Situ Kabuyutan secara administrasi berada di Desa Pasirlayung, Kecamatan Pakenjeng, Kabupaten Garut. Lokasinya sendiri, sebenarnya sudah hampir mendekati batas wilayah Kecamatan Pakenjeng dengan Kecamatan Bungbulang, oleh karena itu, bila mencari informasi mengenai Situ Kabuyutan di internet, maka nama daerah yang akan muncul adalah Kecamatan Bungbulang. Selain karena lokasinya yang memang sudah dekat dengan Kecamatan Bungbulang, nama Kecamatan Pakenjeng sendiri memang masih belum sering terdengar dan terkenal seperti Kecamatan Bungbulang. Kecamatan Bungbulang sendiri merupakan Pusat Kegiatan Lokal Perkotaan Bungbulang seperti tercantum dalam RTRW Kabupaten Garut 2011-2031 pada bagian Rencana Sistem Pusat Kegiatan Kabupaten.
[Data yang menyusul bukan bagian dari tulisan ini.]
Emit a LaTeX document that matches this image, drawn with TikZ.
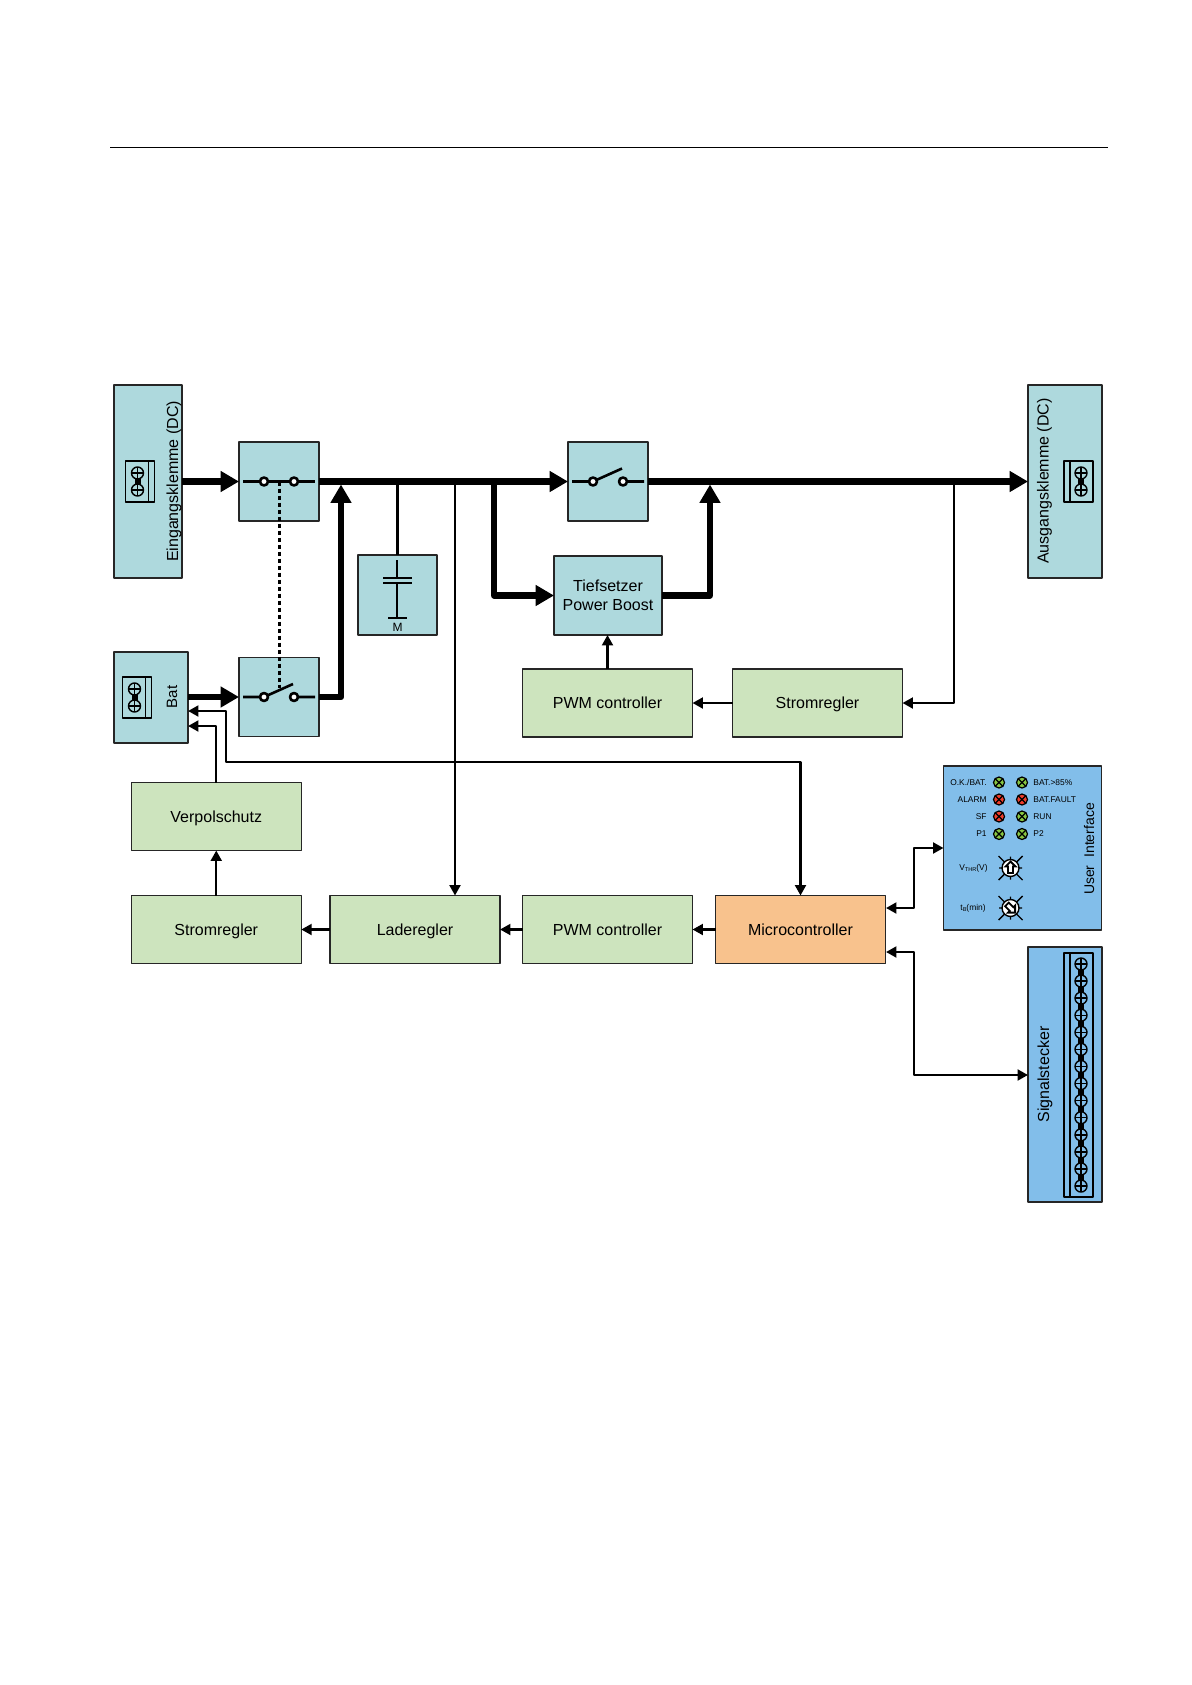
\documentclass[tikz,border=0pt]{standalone}
\usepackage{fontspec}
\setmainfont{Liberation Sans}
\usepackage{tikz}
\usetikzlibrary{arrows.meta}

\definecolor{tealfill}{RGB}{174,217,221}
\definecolor{greenfill}{RGB}{205,228,190}
\definecolor{orangefill}{RGB}{248,194,141}
\definecolor{bluefill}{RGB}{130,190,234}
\definecolor{ledgreen}{RGB}{136,198,66}
\definecolor{ledred}{RGB}{240,62,44}

\tikzset{
  pics/screw/.style={code={
    \draw[line width=0.7pt,fill=#1] (0,0) circle (6);
    \draw[line width=0.7pt] (-6,0) -- (6,0) (0,-6) -- (0,6);
  }},
  pics/terminal/.style={code={
    \draw[line width=0.75pt] (-14.5,-20.5) rectangle (14.5,20.5);
    \draw[line width=0.75pt] (8.5,-20.5) -- (8.5,20.5);
    \draw[line width=3pt] (-2.5,-8.5) -- (-2.5,8.5);
    \pic at (-2.5,-8.5) {screw=#1};
    \pic at (-2.5,8.5) {screw=#1};
  }},
  pics/closedswitch/.style={code={
    \draw[line width=1.3pt] (-36,0) -- (36,0);
    \draw[line width=1.3pt,fill=white] (-15,0) circle (4) (15,0) circle (4);
  }},
  pics/openswitch/.style={code={
    \draw[line width=1.3pt] (-36,0) -- (-15,0) (15,0) -- (36,0) (-15,0) -- (14,-13);
    \draw[line width=1.3pt,fill=white] (-15,0) circle (4) (15,0) circle (4);
  }},
  pics/led/.style={code={
    \draw[line width=0.6pt,fill=#1] (0,0) circle (5.5);
    \draw[line width=0.6pt] (-3.9,-3.9) -- (3.9,3.9) (-3.9,3.9) -- (3.9,-3.9);
  }},
  pics/knob/.style={code={
    \draw[line width=0.7pt] (-12,-12) -- (12,12) (-12,12) -- (12,-12) (-11.5,0) -- (11.5,0) (0,-11.5) -- (0,11.5);
    \draw[line width=0.7pt,fill=white] (0,0) circle (8.5);
    \draw[rotate=#1,line width=0.9pt,fill=white,line join=miter] (0,-6.5) -- (5,-1.5) -- (2.5,-1.5) -- (2.5,5) -- (-2.5,5) -- (-2.5,-1.5) -- (-5,-1.5) -- cycle;
  }}
}

\begin{document}
\begin{tikzpicture}[x=0.5pt, y=-0.5pt, line join=round,
    box/.style={draw=black!85, line width=0.7pt, inner sep=0pt, outer sep=0pt, font=\fontsize{8}{9.5}\selectfont, align=center},
    tealbox/.style={box, fill=tealfill},
    switchbox/.style={tealbox, minimum width=40pt, minimum height=39.5pt},
    greenbox/.style={box, fill=greenfill, minimum width=85pt, minimum height=34pt, text height=6.8pt, text depth=1pt},
    bigarrow/.style={line width=3.2pt, -{Triangle[length=9.2pt,width=10pt]}},
    smallline/.style={line width=1.2pt},
    smallarrow/.style={line width=1.2pt, -{Triangle[length=5.2pt,width=5.4pt]}},
    dualarrow/.style={line width=1.2pt, {Triangle[length=5.2pt,width=5.4pt]}-{Triangle[length=5.2pt,width=5.4pt]}},
    sidelabel/.style={rotate=90, inner sep=0pt, font=\fontsize{8}{9.5}\selectfont},
    leftled/.style={anchor=east, inner sep=0pt, font=\fontsize{4.2}{5}\selectfont},
    rightled/.style={anchor=west, inner sep=0pt, font=\fontsize{4.2}{5}\selectfont}]
  \useasboundingbox (0,0) rectangle (1192,1685);

  % rule on top of the page
  \coordinate (ruleL) at (110,148);
  \coordinate (ruleR) at (1108,148);
  \draw[line width=0.5pt] (ruleL) -- (ruleR);

  % teal blocks
  \node (ein) [tealbox, minimum width=34pt, minimum height=96.5pt] at (148,481.5) {};
  \node (aus) [tealbox, minimum width=37pt, minimum height=96.5pt] at (1065,481.5) {};
  \node (bat) [tealbox, minimum width=37pt, minimum height=45.5pt] at (151,697.5) {};
  \node (swA) [switchbox] at (279,481.5) {};
  \node (swB) [switchbox] at (279,697) {};
  \node (swC) [switchbox] at (608,481.5) {};
  \node (cap) [tealbox, minimum width=39.5pt, minimum height=40pt] at (397.5,595) {};
  \node (tief) [tealbox, minimum width=54pt, minimum height=39.5pt] at (608,595.5) {Tiefsetzer\\Power Boost};

  % green blocks
  \node (pwmA) [greenbox] at (607.5,703) {PWM controller};
  \node (stromA) [greenbox] at (817.5,703) {Stromregler};
  \node (verpol) [greenbox] at (216.25,816.5) {Verpolschutz};
  \node (stromB) [greenbox] at (216.25,929.5) {Stromregler};
  \node (lade) [greenbox] at (415,929.5) {Laderegler};
  \node (pwmB) [greenbox] at (607.5,929.5) {PWM controller};
  \node (micro) [greenbox, fill=orangefill] at (800.5,929.5) {Microcontroller};

  % blue blocks
  \node (ui) [box, fill=bluefill, minimum width=79pt, minimum height=82pt] at (1022.5,848) {};
  \node (sig) [box, fill=bluefill, minimum width=37pt, minimum height=127.5pt] at (1065,1074.5) {};

  % labels on the side
  \node (einlabel) [sidelabel] at (174,481.5) {Eingangsklemme (DC)};
  \node (auslabel) [sidelabel] at (1044.5,481) {Ausgangsklemme (DC)};
  \node (batlabel) [sidelabel, font=\fontsize{7.5}{9}\selectfont] at (172,697) {Bat};
  \node (uilabel) [sidelabel, font=\fontsize{7}{9}\selectfont] at (1089,849) {User\ \ Interface};
  \node (siglabel) [sidelabel] at (1045,1074.5) {Signalstecker};

  % helper points on the bus
  \coordinate (busA) at (341,484.5);
  \coordinate (busB) at (710,484.5);
  \coordinate (busC) at (397.5,481.5);
  \coordinate (busD) at (455,481.5);
  \coordinate (busE) at (494,481.5);
  \coordinate (busF) at (954,481.5);
  \coordinate (batA) at (188,711);
  \coordinate (batB) at (188,726);
  \coordinate (bendA) at (226,711);
  \coordinate (bendB) at (226,762);
  \coordinate (microA) at (886,908);
  \coordinate (microB) at (886,952);
  \coordinate (bendC) at (914,848);
  \coordinate (bendD) at (914,1075);
  \coordinate (leverA) at (279,481.5);
  \coordinate (leverB) at (279,688);

  % thin lines
  \draw[smallline] (busC) -- (cap.north);
  \draw[smallarrow] (busD) -- (busD |- lade.north);
  \draw[smallarrow] (busF) |- (stromA.east);
  \draw[smallarrow] (stromA.west) -- (pwmA.east);
  \draw[smallarrow] (pwmA.north) -- (pwmA.north |- tief.south);
  \draw[dualarrow] (batA) -- (bendA) -- (bendB) -| (micro.north);
  \draw[smallarrow] (verpol.north) |- (batB);
  \draw[smallarrow] (stromB.north) -- (verpol.south);
  \draw[smallarrow] (lade.west) -- (stromB.east);
  \draw[smallarrow] (pwmB.west) -- (lade.east);
  \draw[smallarrow] (micro.west) -- (pwmB.east);
  \draw[dualarrow] (microA) -| (bendC) -- (bendC -| ui.west);
  \draw[dualarrow] (microB) -| (bendD) -- (bendD -| sig.west);
  \draw[line width=1.5pt, dash pattern=on 2pt off 1.5pt] (leverA) -- (leverB);

  % thick lines
  \draw[bigarrow] (ein.east) -- (swA.west);
  \draw[bigarrow] (swA.east) -- (swC.west);
  \draw[bigarrow] (swC.east) -- (aus.west);
  \draw[bigarrow] (bat.east |- swB) -- (swB.west);
  \draw[bigarrow] (swB.east) -| (busA);
  \draw[bigarrow] (busE) |- (tief.west);
  \draw[bigarrow] (tief.east) -| (busB);

  % switches
  \pic at (swA) {closedswitch};
  \pic at (swB) {openswitch};
  \pic at (swC) {openswitch};

  % capacitor
  \draw[line width=1.3pt] (397,560) -- (397,578);
  \draw[line width=1.3pt] (397,583) -- (397,618);
  \draw[line width=1.3pt] (383,578) -- (412,578);
  \draw[line width=1.3pt] (383,583) -- (412,583);
  \draw[line width=1.3pt] (388,618) -- (407,618);
  \node (caplabel) [inner sep=0pt, font=\fontsize{6}{7}\selectfont] at (397.5,627) {M};

  % terminals
  \pic at (140,481.5) {terminal=tealfill};
  \pic at (137,697.5) {terminal=tealfill};
  \pic[xscale=-1] at (1078.5,481.5) {terminal=tealfill};

  % signal plug
  \draw[line width=0.75pt] (1064,953) rectangle (1093,1197);
  \draw[line width=0.75pt] (1070,953) -- (1070,1197);
  \draw[line width=3pt] (1081,964) -- (1081,1186);
  \foreach \pos in {0,...,13}
    \pic at (1081,964+17.08*\pos) {screw=bluefill};

  % user interface
  \pic at (999,782.5) {led=ledgreen};
  \pic at (1022,782.5) {led=ledgreen};
  \pic at (999,799.5) {led=ledred};
  \pic at (1022,799.5) {led=ledred};
  \pic at (999,816.5) {led=ledred};
  \pic at (1022,816.5) {led=ledgreen};
  \pic at (999,834) {led=ledgreen};
  \pic at (1022,834) {led=ledgreen};
  \node (okbat) [leftled] at (987,782.5) {O.K./BAT.};
  \node (alarm) [leftled] at (987,799.5) {ALARM};
  \node (sf) [leftled] at (987,816.5) {SF};
  \node (pone) [leftled] at (987,834) {P1};
  \node (batfull) [rightled] at (1033,782.5) {BAT.>85\%};
  \node (batfault) [rightled] at (1033,799.5) {BAT.FAULT};
  \node (run) [rightled] at (1033,816.5) {RUN};
  \node (ptwo) [rightled] at (1033,834) {P2};
  \pic at (1010.5,868) {knob=0};
  \pic at (1010.5,908) {knob=-135};
  \node (vthr) [leftled] at (988,868.5) {V\raisebox{-0.5pt}{\fontsize{2.8}{3}\selectfont THR}(V)};
  \node (tb) [leftled] at (986,908) {t\raisebox{-0.5pt}{\fontsize{2.8}{3}\selectfont B}(min)};
\end{tikzpicture}
\end{document}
Selain itu simpul pergerakan juga berada di Bungbulang berupa Terminal Tipe C, oleh karena itu tidak akan kesulitan jika akan menuju Bungbulang menggunakan ELF dari arah manapun, baik dari Utara seperti Garut, ataupun dari arah Barat melalui Desa Sukarame. Bungbulang juga merupakan lokasi transit untuk perjalanan menuju Selatan, seperti Cijayana dan Caringin di pesisir Selatan Kabupaten Garut. Sedangkan Pakenjeng sendiri, sebagian besarnya ditetapkan untuk kegiatan Budidaya seperti untuk aneka jenis komoditi perkebunan dan mineral logam dengan telah ditetapkan sebagai daerah untuk Perkebunan Besar Swasta, Pembangkit Listrik Tenaga Panas Bumi PLTP Ciarinem.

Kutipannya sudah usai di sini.